Como si eso fuera apenas la condición elemental del relato, en muchos de sus cuentos Fogwill desnuda los procedimientos a medida que narra. La estrategia metaficcional es célebre en piezas mayores de los ochenta, como “Help a él” (que parodia “El Aleph” borgesiano) o “Sobre el arte de la novela” (con guiños a El extranjero de Camus), pero es también evidente en relatos como “Otra muerte del arte” (aquí la alusión es a “El almohadón de plumas” de Quiroga) o “Memoria de paso” (reescritura argentina de Orlando de Woolf). Muchos de los narradores de Fogwill son escritores maquinando historias (y drogándose, y seduciendo mujeres). La construcción del relato es el relato, y en ocasiones, por ejemplo en “La probabilidad de los textos” (descartado de los Cuentos completos), todo el artificio queda al desnudo: «Elijo: todo es reversible y el llanto del niño de los vecinos del departamento de Liz podrá recomenzar en cualquier momento y esta vez sí lo dejaré llorar para que los despierte a todos». El distanciamiento à la Brecht tiene, entonces, un sentido: colocar al lector en una posición expectante, alerta. El lector como analista del discurso.
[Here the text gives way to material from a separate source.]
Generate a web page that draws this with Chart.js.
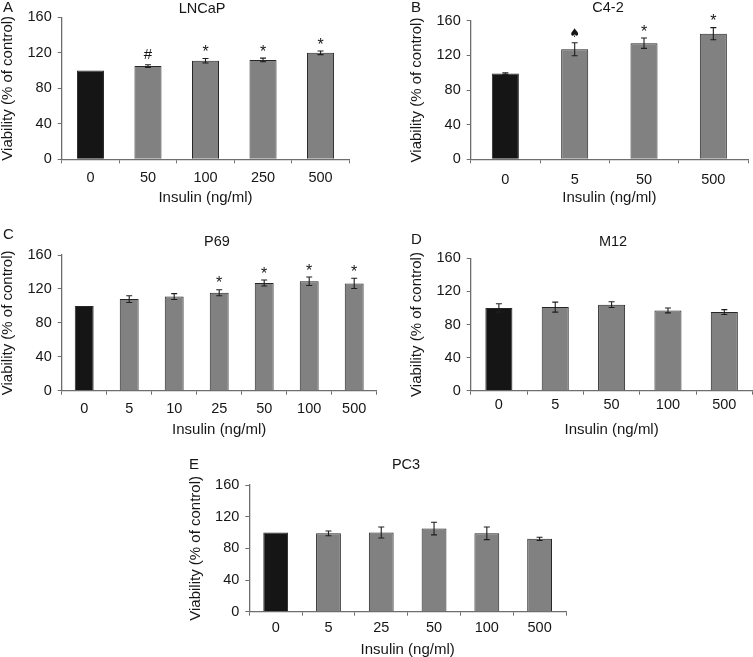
<!DOCTYPE html>
<html><head><meta charset="utf-8">
<script src="https://cdn.jsdelivr.net/npm/chart.js@4.4.1/dist/chart.umd.min.js"></script>
<style>
html,body{margin:0;padding:0;background:#fff;}
#wrap{position:relative;width:753px;height:657px;overflow:hidden;}
canvas{position:absolute;left:0;top:0;}
</style></head>
<body><div id="wrap">
<canvas id="cA" width="753" height="657"></canvas>
<canvas id="cB" width="753" height="657"></canvas>
<canvas id="cC" width="753" height="657"></canvas>
<canvas id="cD" width="753" height="657"></canvas>
<canvas id="cE" width="753" height="657"></canvas>
</div>
<script>
// ---- data ----
const yTicks = [0, 40, 80, 120, 160];
const xTitle = 'Insulin (ng/ml)';
const yTitle = 'Viability (% of control)';

const catsA = ['0', '50', '100', '250', '500'];
const valsA = [100, 105, 111, 112, 120];
const errsA = [0, 1.5, 2.5, 2, 2];
const marksA = ['', '#', '*', '*', '*'];

const catsB = ['0', '5', '50', '500'];
const valsB = [99, 127, 134, 145];
const errsB = [1, 7.5, 6, 7];
const marksB = ['', '\u2660', '*', '*'];

const catsC = ['0', '5', '10', '25', '50', '100', '500'];
const valsC = [100, 108, 111, 115.5, 127, 129, 126.5];
const errsC = [0, 4, 3.5, 3.5, 3.5, 5, 6];
const marksC = ['', '', '', '*', '*', '*', '*'];

const catsD = ['0', '5', '50', '100', '500'];
const valsD = [100, 101, 104, 97, 95];
const errsD = [5, 6, 3.5, 3, 3];
const marksD = ['', '', '', '', ''];

const catsE = ['0', '5', '25', '50', '100', '500'];
const valsE = [100, 99, 100, 105, 99, 92];
const errsE = [0, 3, 7, 8, 8, 2];
const marksE = ['', '', '', '', '', ''];

// ---- layout ----
const W = 753, H = 657, YW = 40, XH = 30;
const FONT = "'Liberation Sans', Arial, Helvetica, sans-serif";
const TXT = '#161616', AX = '#6e6e6e';

const panels = [
  {id:'cA', letter:'A', name:'LNCaP', cats:catsA, vals:valsA, errs:errsA, marks:marksA,
   L:61.7, T:17.3, R:349.3, B:159.3, tpad:6, bp:0.47, titleX:202, titleY:9, letX:3, letY:8, xtY:198},
  {id:'cB', letter:'B', name:'C4-2', cats:catsB, vals:valsB, errs:errsB, marks:marksB,
   L:470.7, T:20.7, R:748, B:159.3, tpad:7.5, bp:0.39, titleX:608, titleY:8, letX:411, letY:8, xtY:198},
  {id:'cC', letter:'C', name:'P69', cats:catsC, vals:valsC, errs:errsC, marks:marksC,
   L:61.7, T:255, R:376.7, B:390.7, tpad:5.5, bp:0.42, titleX:217, titleY:242, letX:3, letY:235, xtY:430},
  {id:'cD', letter:'D', name:'M12', cats:catsD, vals:valsD, errs:errsD, marks:marksD,
   L:470.7, T:258.3, R:752.5, B:390.7, tpad:1.5, bp:0.48, titleX:613, titleY:242, letX:411, letY:240, xtY:429.5},
  {id:'cE', letter:'E', name:'PC3', cats:catsE, vals:valsE, errs:errsE, marks:marksE,
   L:249.3, T:485, R:566, B:611.7, tpad:3.5, bp:0.47, titleX:406, titleY:465, letX:189, letY:465, xtY:649.5}
];

const annot = {
  id: 'annot',
  afterDraw(chart) {
    const p = chart.options.plugins.annot.panel;
    const ctx = chart.ctx;
    const ys = chart.scales.y;
    const meta = chart.getDatasetMeta(0);
    ctx.save();
    // error bars
    ctx.strokeStyle = '#1e1e1e';
    ctx.lineWidth = 1.1;
    meta.data.forEach((bar, i) => {
      const e = p.errs[i];
      if (!e) return;
      const v = p.vals[i];
      const yt = ys.getPixelForValue(v + e), yb = ys.getPixelForValue(v - e);
      ctx.beginPath();
      ctx.moveTo(bar.x, yt); ctx.lineTo(bar.x, yb);
      ctx.moveTo(bar.x - 3, yt); ctx.lineTo(bar.x + 3, yt);
      ctx.moveTo(bar.x - 3, yb); ctx.lineTo(bar.x + 3, yb);
      ctx.stroke();
    });
    // significance marks
    ctx.fillStyle = TXT;
    ctx.textAlign = 'center';
    meta.data.forEach((bar, i) => {
      const m = p.marks[i];
      if (!m) return;
      const yt = ys.getPixelForValue(p.vals[i] + p.errs[i]);
      if (m === '*') {
        ctx.font = '16px ' + FONT; ctx.textBaseline = 'alphabetic';
        ctx.fillText(m, bar.x, yt - 1.5);
      } else if (m === '#') {
        ctx.font = '15px ' + FONT; ctx.textBaseline = 'alphabetic';
        ctx.fillText(m, bar.x, yt - 5.5);
      } else {
        ctx.font = "12px 'DejaVu Sans', sans-serif"; ctx.textBaseline = 'middle';
        ctx.fillText(m, bar.x, yt - 9);
      }
    });
    // titles
    ctx.textBaseline = 'middle';
    ctx.font = '14.5px ' + FONT;
    ctx.textAlign = 'center';
    ctx.fillText(p.name, p.titleX, p.titleY);
    ctx.textAlign = 'left';
    ctx.font = '15px ' + FONT;
    ctx.fillText(p.letter, p.letX, p.letY);
    ctx.textAlign = 'center';
    ctx.font = '15px ' + FONT;
    ctx.fillText(xTitle, (p.L + p.R) / 2, p.xtY);
    ctx.save();
    ctx.translate(p.L - 53.5, (p.T + p.B) / 2);
    ctx.rotate(-Math.PI / 2);
    ctx.fillText(yTitle, 0, 0);
    ctx.restore();
    ctx.restore();
  }
};

panels.forEach(p => {
  new Chart(document.getElementById(p.id), {
    type: 'bar',
    data: {
      labels: p.cats,
      datasets: [{
        data: p.vals,
        backgroundColor: p.vals.map((v, i) => i === 0 ? '#151515' : '#818181'),
        borderColor: '#262626',
        borderWidth: 1,
        barPercentage: p.bp,
        categoryPercentage: 1
      }]
    },
    options: {
      responsive: false,
      animation: false,
      devicePixelRatio: 1,
      layout: {padding: {left: p.L - YW, top: p.T, right: W - p.R, bottom: H - p.B - XH}},
      plugins: {legend: {display: false}, title: {display: false}, tooltip: {enabled: false}, annot: {panel: p}},
      scales: {
        x: {
          grid: {display: true, drawOnChartArea: false, drawTicks: true, tickLength: 4, color: AX, offset: true},
          border: {display: true, color: AX, width: 1.3},
          ticks: {color: TXT, font: {family: FONT, size: 14.5}, padding: p.tpad, maxRotation: 0, autoSkip: false},
          afterFit(s) { s.height = XH; }
        },
        y: {
          min: 0, max: 160,
          afterBuildTicks(s) { s.ticks = yTicks.map(v => ({value: v})); },
          grid: {display: true, drawOnChartArea: false, drawTicks: true, tickLength: 4, color: AX},
          border: {display: true, color: AX, width: 1.3},
          ticks: {color: TXT, font: {family: FONT, size: 14.5}, padding: 6},
          afterFit(s) { s.width = YW; }
        }
      }
    },
    plugins: [annot]
  });
});
</script>
</body></html>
En la última entrevista que concedió, Fogwill se definió como un materialista histórico. Un materialista histórico perverso, podría añadirse. En su afán anticonsensual, el escritor argentino disparó contra todo y contra todos, sin dejar títere con cabeza. De ahí que sus posiciones oscilen entre el marxismo y, ay, el fascismo. Su desconfianza en toda forma de relato social lo colocó en una posición ambigua, cuando no abiertamente cínica. Y, sin embargo, más allá de la construcción de su personaje –entrañable, temible, admirable, despreciable–, su obra, que contiene algunas cumbres de la narrativa contemporánea, fue fiel a una intuición: al evidenciar los simulacros de realidad, la ficción es capaz de proponer otra experiencia sensible.